A critical Design Driver of the master plan was the transformation of the academic fabric of the school from a more traditional, self-contained classroom model (“cells and bells”) into “Learning Communities.”
Within this educational community, teachers can incorporate teaching and learning methods into curriculum units that can not be adequately delivered in a traditional classroom. A Learning Community becomes the place where education practice and spatial design can finally work in harmony. It allows new teaching and learning methods to benefit from spaces specifically designed to fit a new model of education.
[The Academy of the Holy Names] is dedicated to challenging all students to become proficient, confident, independent learners, critical and creative thinkers, and skilled problem-solvers.”
In this plan, the middle school would be renovated to transform the interior of the school’s 30,000 SF media and arts center, preserving the exterior envelope and reusing the existing structural frame of the building. The complete transformation of interior space resulted in learning communities for the school’s 5th, 6th, 7th & 8th grade students.
Integration of the library into the Learning Commons gives students direct access to research materials and enables fluid self-directed, independent, and group learning. It also provides a design infrastructure where faculty can ignite discussion, coach, and give feedback to students, and to demonstrate, supervise, observe and consult with student teams as they collaborate.
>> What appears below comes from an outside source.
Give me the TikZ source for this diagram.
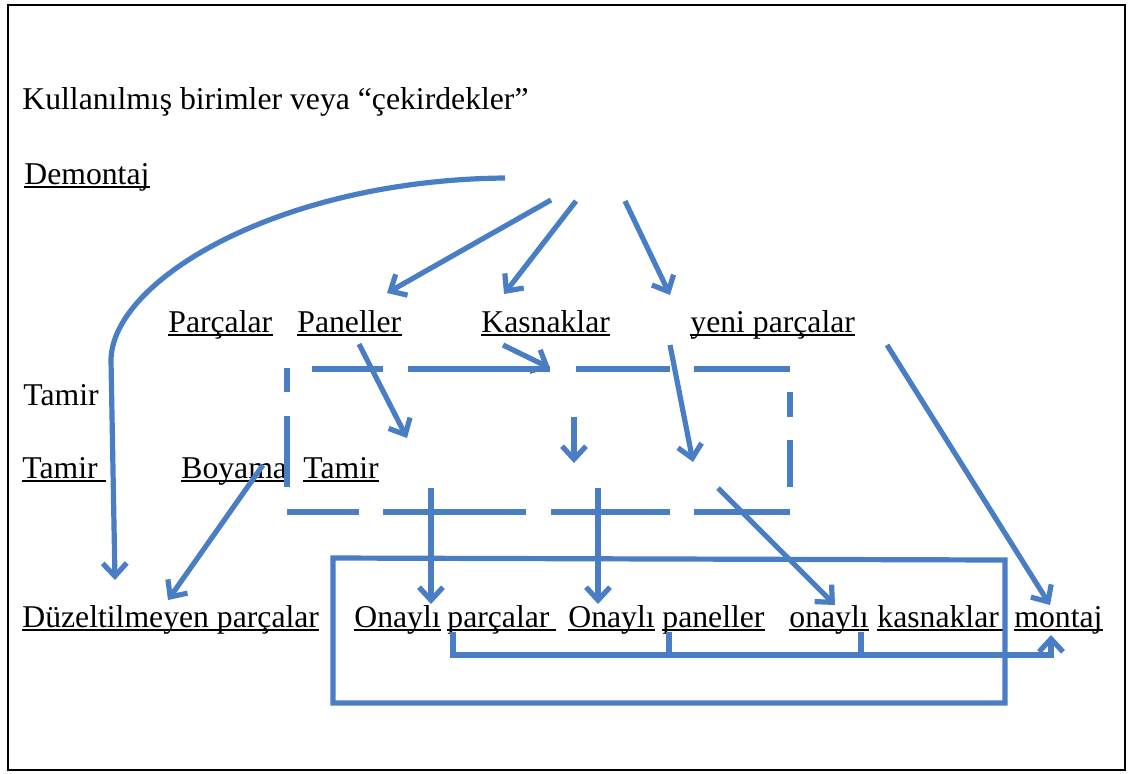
\documentclass[tikz,border=0pt]{standalone}
\usepackage{fontspec}
\setmainfont{Liberation Serif}
\usetikzlibrary{arrows.meta}
\definecolor{flowblue}{RGB}{74,126,196}
\tikzset{
 flow/.style={draw=flowblue,line width=2.6pt,-{Straight Barb[length=6.5pt,width=12pt]}},
 bar/.style={draw=flowblue,line width=2.6pt},
 lbl/.style={anchor=base west,inner sep=0pt,font=\fontsize{15.85pt}{19pt}\selectfont},
 uline/.style={black,line width=0.9pt}
}
\begin{document}
\begin{tikzpicture}[x=0.5pt,y=-0.5pt]
 \useasboundingbox (0,0) rectangle (1128,773);
 \draw[line width=0.9pt] (8,5) rectangle (1125,770);
 \node[lbl] (title) at (22,109) {Kullanılmış birimler veya “çekirdekler”};
 \node[lbl] (dem) at (24,184) {Demontaj};
 \node[lbl] (parca) at (168,332) {Parçalar};
 \node[lbl] (panel) at (297,332) {Paneller};
 \node[lbl] (kasnak) at (481,332) {Kasnaklar};
 \node[lbl] (yeni) at (690,332) {yeni parçalar};
 \node[lbl] (tamirA) at (23,405) {Tamir};
 \node[lbl] (tamirB) at (22,478) {Tamir};
 \node[lbl] (boya) at (181,478) {Boyama};
 \node[lbl] (tamirC) at (303,478) {Tamir};
 \node[lbl] (duz) at (22,627) {Düzeltilmeyen parçalar};
 \node[lbl] (onay1) at (354,627) {Onaylı};
 \node[lbl] (parca2) at (447,627) {parçalar};
 \node[lbl] (onay2) at (568,627) {Onaylı};
 \node[lbl] (panel2) at (662,627) {paneller};
 \node[lbl] (onay3) at (789,627) {onaylı};
 \node[lbl] (kasnak2) at (877,627) {kasnaklar};
 \node[lbl] (montaj) at (1014,627) {montaj};
 \foreach \n/\e in {dem/0,parca/0,panel/0,kasnak/0,yeni/0,tamirB/8,boya/0,tamirC/0,duz/0,
   onay1/0,parca2/6,onay2/0,panel2/0,onay3/0,kasnak2/7,montaj/0}
   \draw[uline] ([yshift=-1.5pt]\n.base west) -- ([yshift=-1.5pt]\n.base east) -- ++(\e,0);
 \coordinate (s0) at (505,178);
 \coordinate (s1) at (551,200);
 \coordinate (s2) at (576,201);
 \coordinate (s3) at (625,201);
 \coordinate (bend) at (111,360);
 \coordinate (duzA) at (115,580);
 \coordinate (duzB) at (168,600);
 \coordinate (panA) at (387,293);
 \coordinate (kasA) at (504,294);
 \coordinate (yeniA) at (670,295);
 \coordinate (panB) at (359,344);
 \coordinate (panC) at (407,438);
 \coordinate (kasB) at (503,345);
 \coordinate (kasC) at (550,368);
 \coordinate (midA) at (574,417);
 \coordinate (midB) at (574,463);
 \coordinate (yeniB) at (670,345);
 \coordinate (yeniC) at (693,462);
 \coordinate (yeniD) at (887,345);
 \coordinate (montA) at (1050,605);
 \coordinate (boyA) at (263,465);
 \coordinate (outA) at (431,488);
 \coordinate (outB) at (598,488);
 \coordinate (outC) at (718,488);
 \coordinate (onA) at (431,604);
 \coordinate (onB) at (598,604);
 \coordinate (onC) at (835,605);
 \coordinate (brkL) at (453,632);
 \coordinate (brkR) at (1051,655);
 \coordinate (montB) at (1051,635);
 \draw[flow] (s0) .. controls (280,180) and (112,280) .. (bend) -- (duzA);
 \draw[flow] (s1) -- (panA);
 \draw[flow] (s2) -- (kasA);
 \draw[flow] (s3) -- (yeniA);
 \draw[flow] (panB) -- (panC);
 \draw[flow] (kasB) -- (kasC);
 \draw[flow] (midA) -- (midB);
 \draw[flow] (yeniB) -- (yeniC);
 \draw[flow] (yeniD) -- (montA);
 \draw[flow] (boyA) -- (duzB);
 \draw[flow] (outA) -- (onA);
 \draw[flow] (outB) -- (onB);
 \draw[flow] (outC) -- (onC);
 \foreach \a/\b in {312/383,408/550,576/670,694/790}
   \draw[bar] (\a,369) -- (\b,369);
 \foreach \a/\b in {287/359,383/526,551/670,694/790}
   \draw[bar] (\a,512) -- (\b,512);
 \foreach \a/\b in {368/392,416/487}
   \draw[bar] (287,\a) -- (287,\b);
 \foreach \a/\b in {392/417,440/487}
   \draw[bar] (790,\a) -- (790,\b);
 \draw[bar] (333,558) -- (1005,560) -- (1005,703) -- (333,703) -- cycle;
 \draw[flow] (brkL) |- (brkR) -- (montB);
 \draw[bar] (669,632) -- (669,655);
 \draw[bar] (861,632) -- (861,655);
\end{tikzpicture}
\end{document}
The existing building required extensive structural reconstruction on the first floor and required completely upgraded HVAC and electrical systems. The first level was constructed using load-bearing CMU walls, which supported a concrete plank flooring system. Additionally, the second floor was constructed of non-load-bearing gyp walls and load-bearing steel columns. The existing space arrangements lacked flexibility, and limited learning modalities for students. Augmenting those challenges, a critical design driver for this transformation was the School’s desire to “Embrace Innovation.”
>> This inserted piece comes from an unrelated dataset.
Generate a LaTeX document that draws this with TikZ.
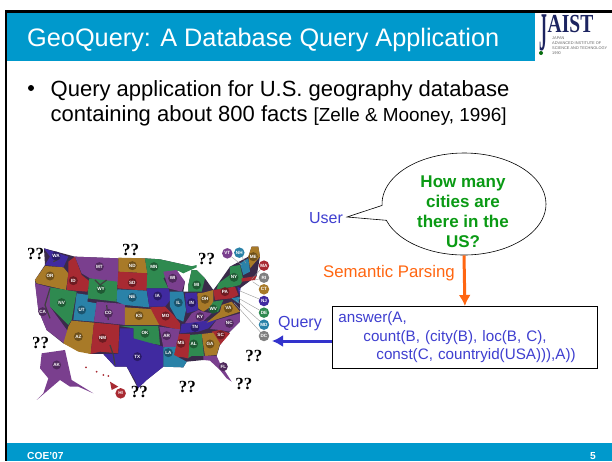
\documentclass[tikz,border=0pt]{standalone}
\usepackage{fontspec}
\setmainfont{Liberation Sans}
\newfontfamily\serifq{Liberation Serif}
\usetikzlibrary{arrows.meta,shapes.callouts}

\definecolor{slideblue}{HTML}{0099CC}
\definecolor{labelblue}{HTML}{3F3FD0}
\definecolor{arrowblue}{HTML}{3333CC}
\definecolor{askgreen}{HTML}{0A9A14}
\definecolor{parseorange}{HTML}{FF6611}
\definecolor{logonavy}{HTML}{1C2460}
\definecolor{stochre}{HTML}{A87A28}
\definecolor{stred}{HTML}{A82A32}
\definecolor{stgreen}{HTML}{2F8A50}
\definecolor{stpurple}{HTML}{7A3F8E}
\definecolor{stindigo}{HTML}{402AA0}
\definecolor{stteal}{HTML}{2A82A8}
\definecolor{stdark}{HTML}{3A2A4A}

\begin{document}
\begin{tikzpicture}[x=1pt,y=1pt,
slidetext/.style={anchor=base west, inner sep=0pt, font=\fontsize{22}{26}\selectfont},
user/.style={text=labelblue, inner sep=0pt, font=\fontsize{16}{20}\selectfont},
bubble/.style={ellipse callout, draw=black, fill=white, line width=0.6pt, minimum width=164pt, minimum height=102pt, callout pointer arc=17},
ask/.style={text=askgreen, align=center, inner sep=0pt, font=\fontsize{17}{20}\selectfont\bfseries},
query/.style={draw=black, line width=0.8pt, fill=white, text=labelblue, align=left, anchor=north west, inner sep=0pt, minimum width=265pt, minimum height=62pt, text width=265pt, font=\fontsize{15.2}{18.5}\selectfont},
orangearrow/.style={draw=parseorange, line width=3pt, -{Latex[length=11pt,width=12pt]}},
bluearrow/.style={draw=arrowblue, line width=3pt, -{Latex[length=11pt,width=12pt]}},
unknown/.style={inner sep=0pt, font=\fontsize{17}{17}\selectfont\serifq\bfseries},
statelab/.style={text=white, circle, fill=#1!65!black, inner sep=0.4pt, minimum size=9pt, font=\fontsize{4.6}{5}\selectfont\bfseries},
sidelab/.style={text=white, circle, fill=#1, inner sep=0.4pt, minimum size=10.5pt, font=\fontsize{4.6}{5}\selectfont\bfseries},
leader/.style={draw=gray!80, line width=0.4pt}]

\useasboundingbox (0,0) rectangle (612,-461);
\fill[white] (0,0) rectangle (612,-461);

% slide frame, title and footer
\fill[black] (5,-10) rectangle (612,-13);
\fill[black] (5,-10) rectangle (7,-461);
\fill[slideblue] (7,-13) rectangle (535,-61);
\fill[slideblue] (7,-443) rectangle (612,-461);
\draw (27,-46) node[anchor=base west, inner sep=0pt, text=white, font=\fontsize{25.3}{30}\selectfont] (Title) {GeoQuery: A Database Query Application};
\draw (27,-459.5) node[anchor=base west, inner sep=0pt, text=white, font=\fontsize{10.2}{12}\selectfont\bfseries] (Conf) {COE'07};
\draw (590,-459.5) node[anchor=base west, inner sep=0pt, text=white, font=\fontsize{10.2}{12}\selectfont\bfseries] (Page) {5};

% logo
\draw (570.5,-24.5) node[inner sep=0pt, text=logonavy, font=\fontsize{26}{26}\selectfont\serifq\bfseries] (LogoAIST) {\scalebox{.75}[1]{AIST}};
\draw (543.5,-33) node[inner sep=0pt, text=logonavy, font=\fontsize{26}{26}\selectfont\serifq\bfseries] (LogoJ) {\scalebox{.6}[2.1]{J}};
\draw (541,-53) node[circle, fill=askgreen!70!black, inner sep=0pt, minimum size=4pt] (LogoDot) {};
\draw (552,-37) node[anchor=north west, inner sep=0pt, align=left, text=black!60, font=\fontsize{3.9}{4.8}\selectfont] (LogoName) {JAPAN\\ADVANCED INSTITUTE OF\\SCIENCE AND TECHNOLOGY\\1990};

% bullet
\draw (31,-88) node[circle, fill=black, inner sep=0pt, minimum size=6pt] (Dot) {};
\draw (50.5,-96) node[slidetext] (Line1) {Query application for U.S. geography database};
\draw (50.5,-121) node[slidetext] (Line2) {containing about 800 facts \fontsize{18.9}{22}\selectfont [Zelle \& Mooney, 1996]};

% the map
\begin{scope}[shift={(0,-230)},x=0.3333pt,y=-0.3333pt]
\fill[stdark] (132,55)--(225,80)--(355,85)--(435,85)--(480,88)--(580,110)--(520,125)--(555,155)--(550,185)--(565,185)--(565,165)--(575,120)--(590,120)--(615,145)--(640,180)--(655,160)--(690,110)--(745,80)--(755,50)--(775,50)--(780,80)--(770,138)--(720,175)--(720,275)--(690,305)--(660,345)--(650,378)--(610,390)--(560,395)--(550,412)--(490,410)--(440,450)--(414,475)--(380,410)--(345,410)--(310,372)--(272,372)--(190,340)--(140,300)--(115,240)--(105,150)--(135,105)--cycle;
\fill[stindigo] (132,55)--(205,80)--(190,112)--(135,105)--(150,80)--cycle;
\fill[stochre] (105,150)--(135,108)--(190,112)--(205,130)--(198,180)--(110,160)--cycle;
\fill[stpurple] (105,160)--(150,172)--(150,230)--(215,320)--(190,338)--(140,300)--(115,240)--cycle;
\fill[stgreen] (150,172)--(230,185)--(215,270)--(205,285)--(150,230)--cycle;
\fill[stred] (205,95)--(225,80)--(245,135)--(270,155)--(262,185)--(200,180)--(205,130)--cycle;
\fill[stpurple] (225,80)--(355,85)--(355,165)--(270,145)--(245,130)--cycle;
\fill[stgreen] (268,145)--(352,155)--(350,215)--(262,205)--cycle;
\fill[stteal] (230,190)--(265,195)--(262,215)--(290,220)--(282,275)--(220,270)--cycle;
\fill[stpurple] (290,215)--(375,222)--(375,285)--(282,275)--cycle;
\fill[stochre] (215,272)--(282,278)--(272,372)--(235,365)--(190,340)--(205,290)--cycle;
\fill[stred] (282,278)--(358,285)--(355,370)--(300,365)--(272,372)--cycle;
\fill[stochre] (355,83)--(435,85)--(442,130)--(355,125)--cycle;
\fill[stred] (355,125)--(442,130)--(440,182)--(352,175)--cycle;
\fill[stteal] (352,178)--(440,182)--(448,232)--(375,225)--(350,215)--cycle;
\fill[stochre] (375,232)--(465,238)--(478,285)--(375,285)--cycle;
\fill[stgreen] (360,288)--(475,288)--(480,345)--(420,335)--(400,325)--(400,295)--cycle;
\fill[stindigo] (360,295)--(400,295)--(400,325)--(490,350)--(490,410)--(440,450)--(414,475)--(405,450)--(380,410)--(345,410)--(310,372)--(355,372)--cycle;
\fill[stgreen] (435,85)--(480,88)--(580,110)--(520,125)--(490,145)--(505,175)--(440,175)--(442,130)--cycle;
\fill[stpurple] (490,125)--(530,120)--(555,155)--(545,185)--(505,175)--cycle;
\fill[stindigo] (440,175)--(505,175)--(515,205)--(495,230)--(448,230)--cycle;
\fill[stred] (450,232)--(495,230)--(520,255)--(540,280)--(540,300)--(478,285)--cycle;
\fill[stteal] (510,185)--(550,185)--(558,240)--(550,275)--(530,265)--(510,230)--cycle;
\fill[stindigo] (555,190)--(590,188)--(595,240)--(560,250)--cycle;
\fill[stgreen] (565,165)--(575,120)--(590,120)--(615,145)--(605,185)--(565,185)--cycle;
\fill[stgreen] (530,120)--(590,105)--(590,112)--(550,130)--cycle;
\fill[stochre] (592,190)--(610,188)--(640,180)--(640,225)--(610,245)--(595,235)--cycle;
\fill[stpurple] (555,280)--(575,250)--(595,240)--(610,245)--(635,250)--(605,278)--cycle;
\fill[stindigo] (540,310)--(545,282)--(650,268)--(625,295)--(595,305)--cycle;
\fill[stgreen] (640,215)--(670,210)--(655,245)--(635,250)--(625,240)--cycle;
\fill[stochre] (665,225)--(695,215)--(720,245)--(650,268)--(620,278)--(660,245)--cycle;
\fill[stpurple] (720,250)--(720,275)--(690,305)--(660,300)--(630,297)--(650,270)--cycle;
\fill[stred] (635,305)--(660,300)--(690,310)--(660,345)--cycle;
\fill[stochre] (605,312)--(640,308)--(660,340)--(650,375)--(615,378)--cycle;
\fill[stgreen] (567,315)--(605,312)--(612,378)--(575,378)--(563,385)--cycle;
\fill[stred] (530,312)--(570,312)--(565,385)--(540,380)--(520,392)--cycle;
\fill[stpurple] (478,290)--(540,298)--(528,350)--(490,352)--cycle;
\fill[stteal] (490,352)--(528,350)--(522,375)--(560,395)--(550,412)--(490,410)--cycle;
\fill[stpurple] (610,378)--(650,378)--(660,400)--(695,455)--(680,445)--(660,420)--(630,392)--(610,390)--cycle;
\fill[stred] (640,180)--(705,170)--(715,195)--(695,205)--(645,210)--cycle;
\fill[stgreen] (655,160)--(690,135)--(690,110)--(720,105)--(730,150)--(720,165)--(700,170)--(650,178)--cycle;
\fill[stochre] (745,80)--(755,50)--(775,50)--(780,80)--(750,115)--cycle;
\fill[stteal] (720,100)--(745,85)--(750,125)--(730,135)--cycle;
\fill[stred] (725,145)--(770,138)--(765,150)--(725,155)--cycle;
\fill[stindigo] (712,170)--(722,175)--(718,195)--cycle;
\fill[stteal] (695,205)--(720,200)--(715,220)--cycle;
\fill[stpurple] (125,370)--(195,360)--(215,450)--(280,490)--(235,470)--(210,470)--(180,450)--(110,510)--(130,490)--(145,445)--(120,415)--cycle;
\fill[stred] (330,455)--(355,470)--(335,480)--cycle;
\fill[stred] (258,412) circle (3);
\fill[stred] (290,425) circle (3);
\fill[stred] (310,435) circle (3);
\fill[stred] (325,438) circle (3);

% dark mountain strokes
\draw[black!75, line width=1.2pt] (150,175)--(135,225)--(150,265);
\draw[black!75, line width=1.2pt] (285,150)--(300,165)--(320,150);
\draw[black!75, line width=1.2pt] (320,225)--(325,270);
\draw[black!75, line width=1.2pt] (180,85)--(160,95);
\draw[black!75, line width=1.2pt] (330,345)--(340,375)--(345,405);

\node[statelab=stindigo] (WA) at (168,78) {WA};
\node[statelab=stochre] (OR) at (150,138) {OR};
\node[statelab=stpurple] (CA) at (128,245) {CA};
\node[statelab=stgreen] (NV) at (185,218) {NV};
\node[statelab=stred] (ID) at (220,152) {ID};
\node[statelab=stpurple] (MT) at (298,110) {MT};
\node[statelab=stgreen] (WY) at (303,178) {WY};
\node[statelab=stteal] (UT) at (245,240) {UT};
\node[statelab=stpurple] (CO) at (325,250) {CO};
\node[statelab=stochre] (AZ) at (235,320) {AZ};
\node[statelab=stred] (NM) at (308,325) {NM};
\node[statelab=stochre] (ND) at (397,107) {ND};
\node[statelab=stred] (SD) at (397,158) {SD};
\node[statelab=stteal] (NE) at (397,202) {NE};
\node[statelab=stochre] (KS) at (417,257) {KS};
\node[statelab=stgreen] (OK) at (435,310) {OK};
\node[statelab=stindigo] (TX) at (412,380) {TX};
\node[statelab=stgreen] (MN) at (462,110) {MN};
\node[statelab=stpurple] (WI) at (518,145) {WI};
\node[statelab=stindigo] (IA) at (473,198) {IA};
\node[statelab=stred] (MO) at (497,258) {MO};
\node[statelab=stteal] (IL) at (535,218) {IL};
\node[statelab=stindigo] (IN) at (575,218) {IN};
\node[statelab=stgreen] (MI) at (590,165) {MI};
\node[statelab=stochre] (OH) at (615,208) {OH};
\node[statelab=stpurple] (KY) at (600,260) {KY};
\node[statelab=stindigo] (TN) at (585,292) {TN};
\node[statelab=stgreen] (WV) at (640,237) {WV};
\node[statelab=stochre] (VA) at (685,235) {VA};
\node[statelab=stpurple] (NC) at (688,280) {NC};
\node[statelab=stred] (SC) at (662,315) {SC};
\node[statelab=stochre] (GA) at (630,342) {GA};
\node[statelab=stgreen] (AL) at (581,342) {AL};
\node[statelab=stred] (MS) at (543,340) {MS};
\node[statelab=stpurple] (AR) at (500,317) {AR};
\node[statelab=stteal] (LA) at (505,368) {LA};
\node[statelab=stpurple] (FL) at (670,410) {FL};
\node[statelab=stred] (PA) at (675,185) {PA};
\node[statelab=stgreen] (NY) at (702,142) {NY};
\node[statelab=stochre] (ME) at (760,80) {ME};
\node[statelab=stpurple] (AK) at (170,405) {AK};

\coordinate (VTend) at (725,105);
\coordinate (NHend) at (738,100);
\coordinate (MAend) at (755,148);
\coordinate (RIend) at (765,150);
\coordinate (CTend) at (758,155);
\coordinate (NJend) at (718,182);
\coordinate (DEend) at (716,205);
\coordinate (MDend) at (708,210);
\coordinate (DCend) at (702,218);

\node[sidelab=stpurple] (VT) at (682,70) {VT};
\node[sidelab=stteal] (NH) at (718,68) {NH};
\node[sidelab=stred] (MA) at (792,107) {MA};
\node[sidelab=gray] (RI) at (792,143) {RI};
\node[sidelab=stochre] (CT) at (792,178) {CT};
\node[sidelab=stindigo] (NJ) at (792,213) {NJ};
\node[sidelab=stgreen] (DE) at (792,248) {DE};
\node[sidelab=stteal] (MD) at (792,284) {MD};
\node[sidelab=gray] (DC) at (792,318) {DC};
\node[sidelab=stred] (HI) at (362,490) {HI};

\draw[leader] (VT)--(VTend);
\draw[leader] (NH)--(NHend);
\draw[leader] (MA)--(MAend);
\draw[leader] (RI)--(RIend);
\draw[leader] (CT)--(CTend);
\draw[leader] (NJ)--(NJend);
\draw[leader] (DE)--(DEend);
\draw[leader] (MD)--(MDend);
\draw[leader] (DC)--(DCend);

\node[unknown] (Q1) at (107,72) {??};
\node[unknown] (Q2) at (392,60) {??};
\node[unknown] (Q3) at (620,86) {??};
\node[unknown] (Q4) at (122,340) {??};
\node[unknown] (Q5) at (762,378) {??};
\node[unknown] (Q6) at (562,470) {??};
\node[unknown] (Q7) at (418,487) {??};
\node[unknown] (Q8) at (732,463) {??};
\end{scope}

% speech bubble and query box
\draw (464,-204) node[bubble, callout absolute pointer={(347,-217)}] (Bubble) {};
\draw (463,-212) node[ask] (Ask) {How many\\cities are\\there in the\\US?};
\draw (326,-218) node[user] (User) {User};
\draw (389,-273) node[user, text=parseorange, font=\fontsize{16.8}{20}\selectfont] (Parse) {Semantic Parsing};
\draw (332,-306) node[query] (Box) {\hspace*{6pt}answer(A,\\\hspace*{31pt}count(B, (city(B), loc(B, C),\\\hspace*{44pt}const(C, countryid(USA))),A))};
\draw (300,-324) node[user] (Query) {Query};
\coordinate (QueryTip) at (272,-341);

\draw[orangearrow] (Bubble.south)--(Box.north);
\draw[bluearrow] (Box.west|-QueryTip)--(QueryTip);

\end{tikzpicture}
\end{document}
This was accomplished through the creation of four interlocking communities. Each is a collection of variously sized studios, commons spaces, small group rooms and multi-modal learning areas. The new interlocking communities include a variety of learning spaces that are optimized for a broad range of learning modalities. These spaces are grouped into a suite of rooms centered around a learning commons that encourage collaboration and project-based learning.